The Miami Herald's series revealed that more than 10,000 people with criminal histories -- including money launderers, racketeers and cocaine traffickers -- were able to peddle home loans across the state this decade.

Crist and the Cabinet -- meeting Tuesday as the state Financial Services Commission -- passed emergency measures last month in response to The Herald's investigation, including rules that automatically ban felons of financial crimes from peddling homes.

In its report, the state auditors found that from October 2006 until March 2008, the OFR issued mortgage broker licenses but did not conduct federal criminal background checks of the applicants as required by state law.

The auditors wrote that Saxon told them he was ''not aware of the strict language'' of the law and ''did not believe'' the Legislature meant for him to immediately implement the federal background checks required by a change in the law in 2006.

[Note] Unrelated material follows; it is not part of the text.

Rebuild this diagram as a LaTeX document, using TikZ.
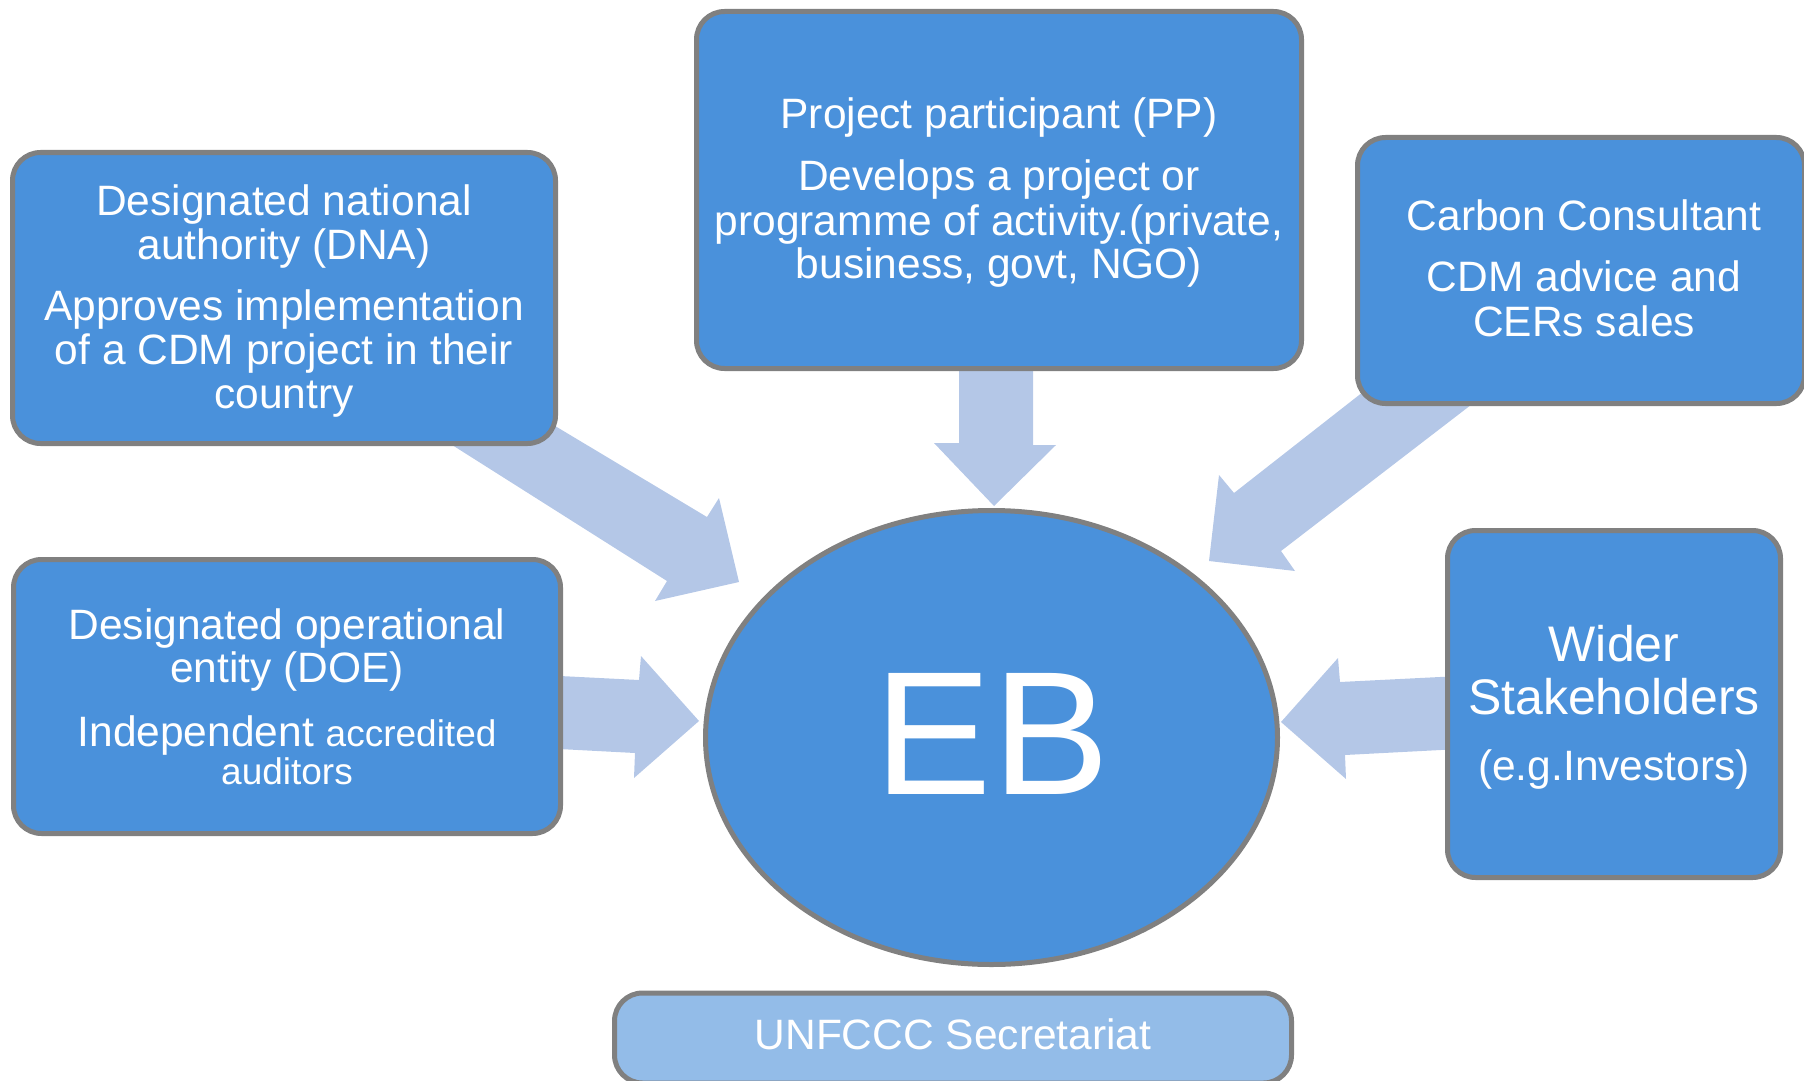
\documentclass[tikz,border=0pt]{standalone}
\usepackage{fontspec}
\setmainfont{Liberation Sans}
\usetikzlibrary{shapes.geometric}
\definecolor{boxblue}{RGB}{74,145,219}
\definecolor{arrowblue}{RGB}{180,199,231}
\definecolor{lightbox}{RGB}{147,188,232}
\definecolor{edgegray}{RGB}{128,128,128}
\begin{document}
\begin{tikzpicture}[x=0.5pt,y=-0.5pt,
  box/.style={rectangle, draw=edgegray, line width=2.5pt, fill=boxblue, rounded corners=14pt, inner sep=0pt},
  blockarrow/.style={fill=arrowblue, draw=none},
  lbl/.style={text=white, anchor=base, inner sep=0pt, font=\fontsize{21.25}{24}\selectfont},
  biglbl/.style={lbl, font=\fontsize{25}{28}\selectfont},
  eblbl/.style={lbl, font=\fontsize{88}{96}\selectfont}]
\useasboundingbox (0,0) rectangle (1804,1081);

% block arrows (drawn first, under boxes)
\coordinate (tipdna) at (739,582);
\coordinate (tippp) at (994,506);
\coordinate (tipcc) at (1209,561);
\coordinate (tipdoe) at (699,721);
\coordinate (tipws) at (1281,722);
\fill[blockarrow] (470,375) -- (707,517) -- (719,498) -- (tipdna) -- (655,601) -- (667,581) -- (400,412) -- cycle;
\fill[blockarrow] (959,350) -- (959,443) -- (934,443) -- (tippp) -- (1056,445) -- (1033,445) -- (1033,350) -- cycle;
\fill[blockarrow] (1400,363) -- (1234,493) -- (1219,475) -- (tipcc) -- (1295,571) -- (1281,551) -- (1480,398) -- cycle;
\fill[blockarrow] (540,675) -- (639,680) -- (641,656) -- (tipdoe) -- (634,778) -- (635,753) -- (540,748) -- cycle;
\fill[blockarrow] (1460,676) -- (1340,682) -- (1338,658) -- (tipws) -- (1346,779) -- (1345,755) -- (1460,749) -- cycle;

% boxes
\node[box, minimum width=271.5pt, minimum height=145.5pt] (dna) at (284,298) {};
\node[box, minimum width=302.5pt, minimum height=178.5pt] (pp) at (999,190) {};
\node[box, minimum width=223.5pt, minimum height=133pt] (cc) at (1581,270.5) {};
\node[box, minimum width=273.5pt, minimum height=137pt] (doe) at (287,696.5) {};
\node[box, minimum width=166.5pt, minimum height=173.5pt] (ws) at (1614,704) {};
\node[box, fill=lightbox, minimum width=338.5pt, minimum height=45pt] (unfccc) at (953,1038) {};
\node[ellipse, draw=edgegray, line width=2.5pt, fill=boxblue, inner sep=0pt, minimum width=286pt, minimum height=227pt] (eb) at (991.5,737.5) {};

% texts
\node[lbl] (dna1) at (284,215) {Designated national};
\node[lbl] (dna2) at (284,259) {authority (DNA)};
\node[lbl] (dna3) at (284,320) {Approves implementation};
\node[lbl] (dna4) at (284,364) {of a CDM project in their};
\node[lbl] (dna5) at (284,408) {country};

\node[lbl] (pp1) at (999,129) {Project participant (PP)};
\node[lbl] (pp2) at (999,191) {Develops a project or};
\node[lbl] (pp3) at (999,235) {programme of activity.(private,};
\node[lbl] (pp4) at (999,278) {business, govt, NGO)};

\node[lbl] (cc1) at (1584,230) {Carbon Consultant};
\node[lbl] (cc2) at (1584,291) {CDM advice and};
\node[lbl] (cc3) at (1584,336) {CERs sales};

\node[lbl] (doe1) at (287,639) {Designated operational};
\node[lbl] (doe2) at (287,682) {entity (DOE)};
\node[lbl] (doe3) at (287,746) {Independent {\fontsize{18.5}{21}\selectfont accredited}};
\node[lbl, font=\fontsize{18.5}{21}\selectfont] (doe4) at (287,784) {auditors};

\node[biglbl] (ws1) at (1614,661) {Wider};
\node[biglbl] (ws2) at (1614,714) {Stakeholders};
\node[lbl] (ws3) at (1614,780) {(e.g.Investors)};

\node[eblbl] (ebtext) at (992,794) {EB};
\node[lbl] (un1) at (953,1049) {UNFCCC Secretariat};
\end{tikzpicture}
\end{document}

Intead, fingerprint cards meant to be submitted for federal crimes checks were kept in the OFR's files, the report stated.

The Miami Herald found 88 former federal criminals were licensed by regulators this decade, including former bank robbers.

The state probe also found the state did not issue any written guidelines explaining why applicants with criminal histories should be allowed to work in the mortgage industry. The investigation discovered that agency decisions were made on ''experience'' rather than any clearly understood criteria.

The auditors took issue with the fact that broad benchmarks like ''moral turpitude'' or ''dishonest dealings'' were applied to applicants on a case-by-case basis without clear lines of decision-making.

In fact, one OFR official called the moral turpitude standard a ''moving target'' that required guidance from the legal staff because the kinds of crimes under that category vary so widely.

Yet, a senior attorney at the agency told auditors he was never asked to provide written guidance and -- if asked -- likely would not have done so because the law is not clear.

The report also stated that Saxon's agency could have required brokers to submit background information -- such as updated criminal history -- when trying to renew their licenses. But the agency didn't initiate any such practice.

Separately, the report found that loan originators ''perform essentially the same function as mortgage brokers'' but aren't licensed. Saxon told auditors that licensing loan originators would be next to impossible because of the ``influence of the industry.''

But industry leaders in Florida told The Herald that they had pressed Saxon's office in 2002 and again in 2006 to license loan originators -- but regulators refused.

In addition, agency e-mails obtained by The Herald showed that top leaders of Saxon's staff opposed the licensing of loan originators, and in one case, even removed a provision in a legal draft to bring them under state licensing.